September 15, 2008
The Josephson tunnel junction is a unique electronic circuit element which is both non-linear and non-dissipative. This combination make it well suited to measure the state of a quantum mechanical system with high fidelity and minimum back-action. I will describe the operation of a new type of Josephson amplifier, based on a dynamical bifurcation, and demonstrate how it can be used to measure a quantum spin ½ system.
Irfan Siddiqi received his AB (1997) in chemistry & physics from Harvard University. He then went on to receive a PhD (2002) in applied physics from Yale University, where he stayed as a postdoctoral researcher until 2005. Irfan joined the physics department at the University of California, Berkeley in the summer of 2006. His research group, the Quantum Nanoelectronics Laboratory, investigates the quantum coherence of various condensed matter systems ranging from microscopic nanomagnets such as single molecule magnets to complex macroscopic electrical circuits.
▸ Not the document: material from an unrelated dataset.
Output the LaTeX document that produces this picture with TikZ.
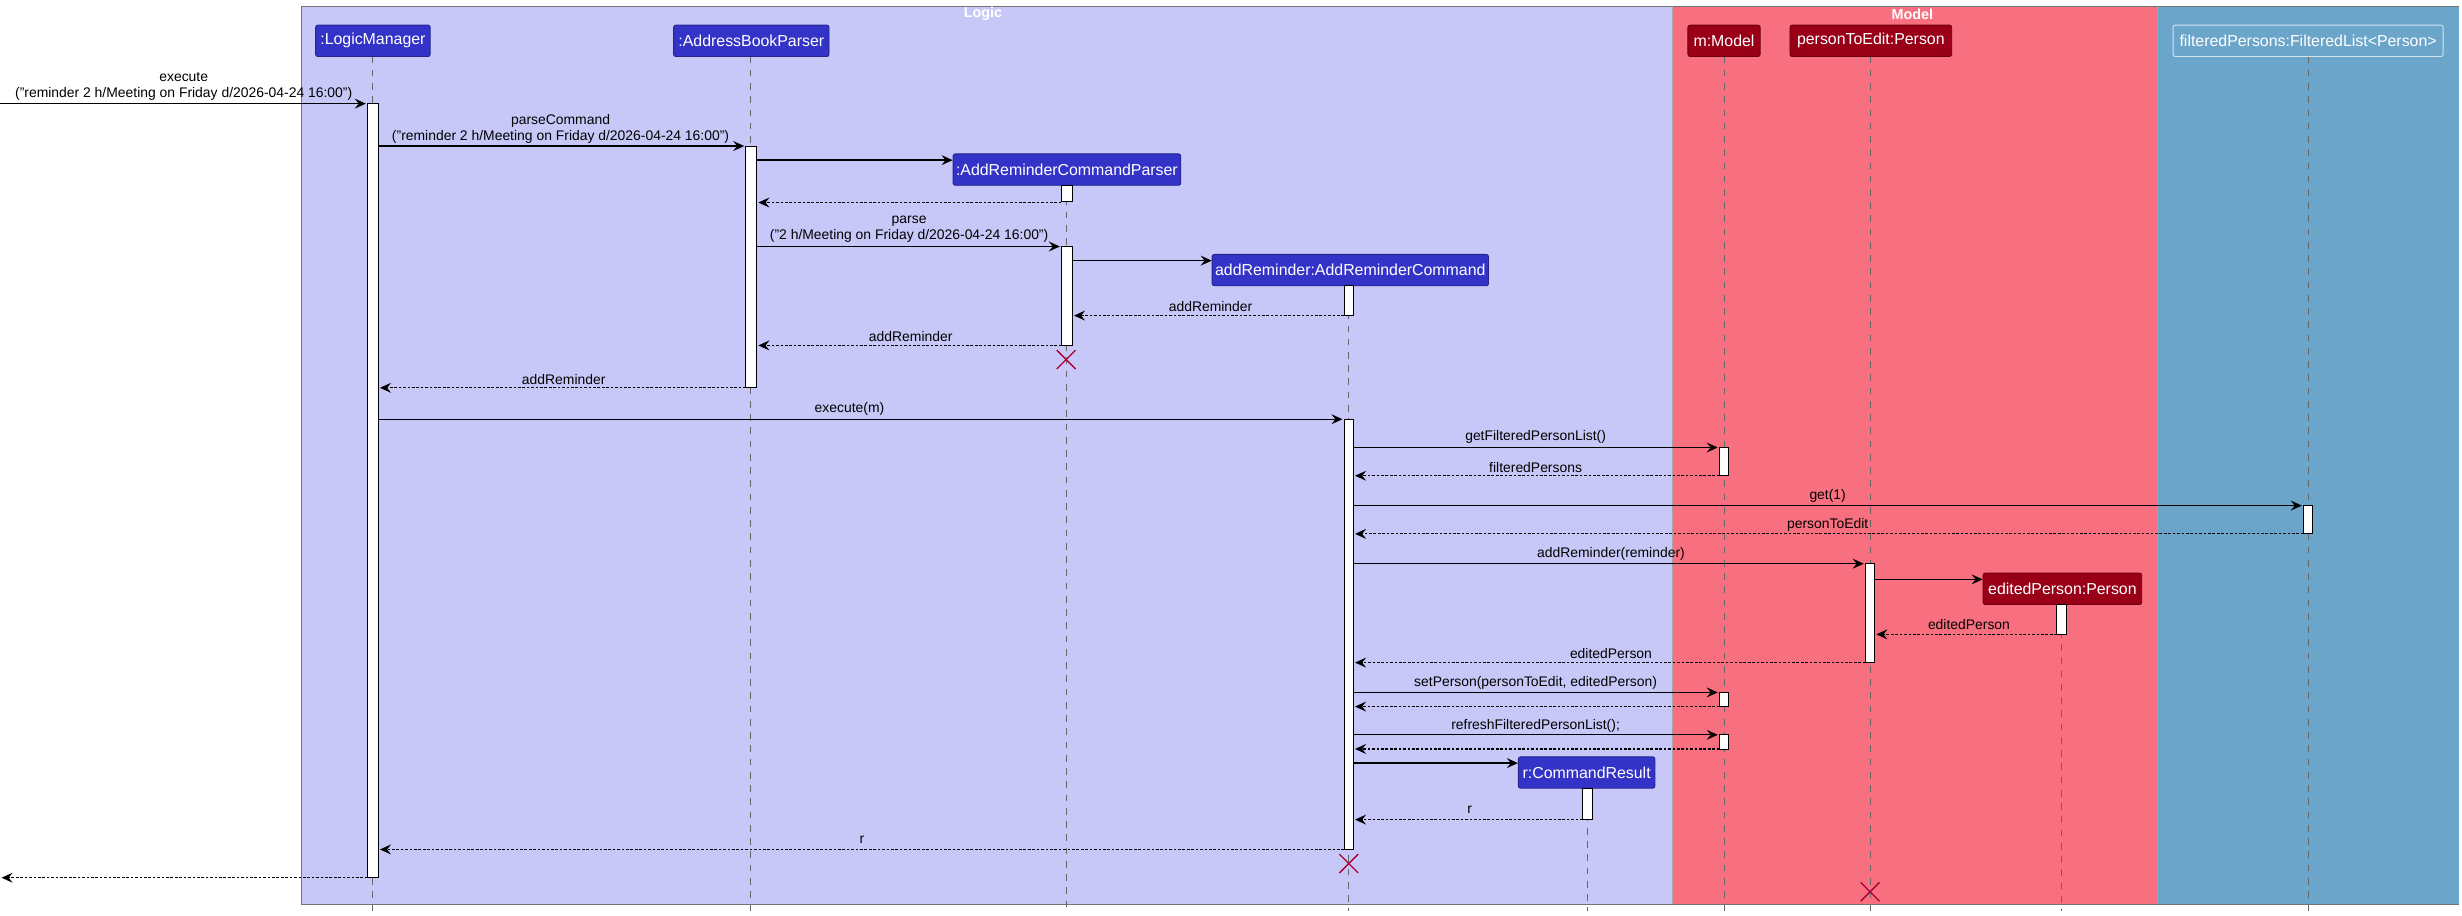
\documentclass[tikz,border=0pt]{standalone}
\usepackage{fontspec}
\setmainfont{Liberation Sans}
\usetikzlibrary{arrows.meta}
\definecolor{logicbg}{HTML}{C8C8F8}
\definecolor{modelbg}{HTML}{F87080}
\definecolor{listbg}{HTML}{6CA5CA}
\definecolor{pblue}{HTML}{3333C8}
\definecolor{pred}{HTML}{990018}
\definecolor{xred}{HTML}{A80036}
\begin{document}
\begin{tikzpicture}[x=0.025cm,y=-0.025cm,
  box/.style={draw=#1!60!black,line width=0.3pt},
  part/.style={draw=#1!70!black,fill=#1,text=white,font=\fontsize{7.2}{8}\selectfont,rounded corners=1pt,inner sep=0pt,minimum height=20*0.025cm,line width=0.4pt},
  life/.style={draw=black!60,dash pattern=on 3pt off 3pt,line width=0.3pt},
  act/.style={draw=black,fill=white,line width=0.4pt},
  call/.style={-{Stealth[length=5pt,width=4.5pt,inset=1.8pt]},line width=0.6pt},
  ret/.style={-{Stealth[length=5pt,width=4.5pt,inset=1.8pt]},line width=0.5pt,dash pattern=on 1.2pt off 0.8pt},
  lbl/.style={font=\fontsize{6.3}{7.5}\selectfont,align=center,inner sep=0pt},
  title/.style={text=white,font=\bfseries\fontsize{6.5}{7}\selectfont,inner sep=0pt},
  kill/.style={draw=xred,line width=0.6pt}]
\useasboundingbox (0,0) rectangle (1568,583);
% groups
\fill[logicbg] (192,4) rectangle (1065,576);
\fill[modelbg] (1065,4) rectangle (1374,576);
\fill[listbg] (1374,4) rectangle (1566,576);
\draw[black!55,line width=0.4pt] (192,576) -- (192,4) -- (1566,4);
\draw[black!55,line width=0.6pt] (192,576) -- (1566,576);
\draw[black!35,line width=0.4pt] (1065,4) -- (1065,576) (1374,4) -- (1374,576);
\node[title] (tLogic) at (626,9) {Logic};
\node[title] (tModel) at (1218,9) {Model};
% lifelines
\draw[life] (237,36) -- (237,580);
\draw[life] (478,36) -- (478,580);
\draw[life] (679,118) -- (679,580);
\draw[life] (859,182) -- (859,580);
\draw[life] (1098,36) -- (1098,580);
\draw[life] (1191,36) -- (1191,580);
\draw[life] (1470,36) -- (1470,580);
\draw[life] (1313,385) -- (1313,580);
\draw[life] (1011,502) -- (1011,580);
% participants
\node[part=pblue,minimum width=73*0.025cm] (lm) at (237.5,26) {:LogicManager};
\node[part=pblue,minimum width=99*0.025cm] (abp) at (478.5,26) {:AddressBookParser};
\node[part=pblue,minimum width=145*0.025cm] (arcp) at (679.5,108) {:AddReminderCommandParser};
\node[part=pblue,minimum width=176*0.025cm] (arc) at (860,172) {addReminder:AddReminderCommand};
\node[part=pred,minimum width=46*0.025cm] (mm) at (1098,26) {m:Model};
\node[part=pred,minimum width=103*0.025cm] (pte) at (1191.5,26) {personToEdit:Person};
\node[part=listbg,draw=white!70!listbg,minimum width=172*0.025cm] (fp) at (1470,26) {filteredPersons:FilteredList<Person>};
\node[part=pred,minimum width=101*0.025cm] (ep) at (1313.5,375) {editedPerson:Person};
\node[part=pblue,minimum width=87*0.025cm] (cr) at (1010.5,492) {r:CommandResult};
% activations
\draw[act] (234,66) rectangle (241,559);
\draw[act] (475,93) rectangle (482,247);
\draw[act] (676,118) rectangle (683,128);
\draw[act] (676,157) rectangle (683,220);
\draw[act] (856,182) rectangle (862,201);
\draw[act] (856,267) rectangle (862,541);
\draw[act] (1095,285) rectangle (1101,303);
\draw[act] (1467,322) rectangle (1473,340);
\draw[act] (1188,359) rectangle (1194,422);
\draw[act] (1310,385) rectangle (1316,404);
\draw[act] (1095,441) rectangle (1101,450);
\draw[act] (1095,468) rectangle (1101,477);
\draw[act] (1008,502) rectangle (1014,522);
% messages
\draw[call] (0,66) -- (233,66);
\node[lbl] (m1) at (117,55) {execute\\("reminder 2 h/Meeting on Friday d/2026-04-24 16:00")};
\draw[call] (241,93) -- (474,93);
\node[lbl] (m2) at (357,82) {parseCommand\\("reminder 2 h/Meeting on Friday d/2026-04-24 16:00")};
\draw[call] (482,102) -- (arcp.west |- 0,102);
\draw[ret] (676,129) -- (483,129);
\draw[call] (482,157) -- (675,157);
\node[lbl] (m3) at (579,146) {parse\\("2 h/Meeting on Friday d/2026-04-24 16:00")};
\draw[call] (683,166) -- (arc.west |- 0,166);
\draw[ret] (856,201) -- (684,201);
\node[lbl] (m4) at (771,195.5) {addReminder};
\draw[ret] (676,220) -- (483,220);
\node[lbl] (m5) at (580,214.5) {addReminder};
\draw[kill] (673,223) -- (685,235) (685,223) -- (673,235);
\draw[ret] (475,247) -- (242,247);
\node[lbl] (m6) at (359,241.5) {addReminder};
\draw[call] (241,267) -- (855,267);
\node[lbl] (m7) at (541,260.5) {execute(m)};
\draw[call] (862,285) -- (1094,285);
\node[lbl] (m8) at (978,278.5) {getFilteredPersonList()};
\draw[ret] (1095,303) -- (863,303);
\node[lbl] (m9) at (978,297.5) {filteredPersons};
\draw[call] (862,322) -- (1466,322);
\node[lbl] (m10) at (1164,316) {get(1)};
\draw[ret] (1467,340) -- (863,340);
\node[lbl] (m11) at (1164,334.5) {personToEdit};
\draw[call] (862,359) -- (1187,359);
\node[lbl] (m12) at (1026,353) {addReminder(reminder)};
\draw[call] (1194,369) -- (ep.west |- 0,369);
\draw[ret] (1310,404) -- (1195,404);
\node[lbl] (m13) at (1254,397.5) {editedPerson};
\draw[ret] (1188,422) -- (863,422);
\node[lbl] (m14) at (1026,416) {editedPerson};
\draw[call] (862,441) -- (1094,441);
\node[lbl] (m15) at (978,435) {setPerson(personToEdit, editedPerson)};
\draw[ret] (1095,450) -- (863,450);
\draw[call] (862,468) -- (1094,468);
\node[lbl] (m16) at (978,462) {refreshFilteredPersonList();};
\draw[ret] (1095,477) -- (863,477);
\draw[call] (862,486) -- (cr.west |- 0,486);
\draw[ret] (1008,522) -- (863,522);
\node[lbl] (m17) at (936,516) {r};
\draw[ret] (856,541) -- (242,541);
\node[lbl] (m18) at (549,535) {r};
\draw[kill] (853,544) -- (865,556) (865,544) -- (853,556);
\draw[ret] (234,559) -- (1,559);
\draw[kill] (1185,562) -- (1197,574) (1197,562) -- (1185,574);
\end{tikzpicture}
\end{document}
In 2006, Irfan was awarded the George E. Valley, Jr. prize by the American Physical Society for the development of the Josephson bifurcation amplifier. He has also been awarded the Office of Naval Research Young Investigator Award, the Air Force Office of Scientific Research Young Investigator Award, the Hellman Family Faculty Fund, and the UC Berkeley Chancellor's Partnership Faculty Fund.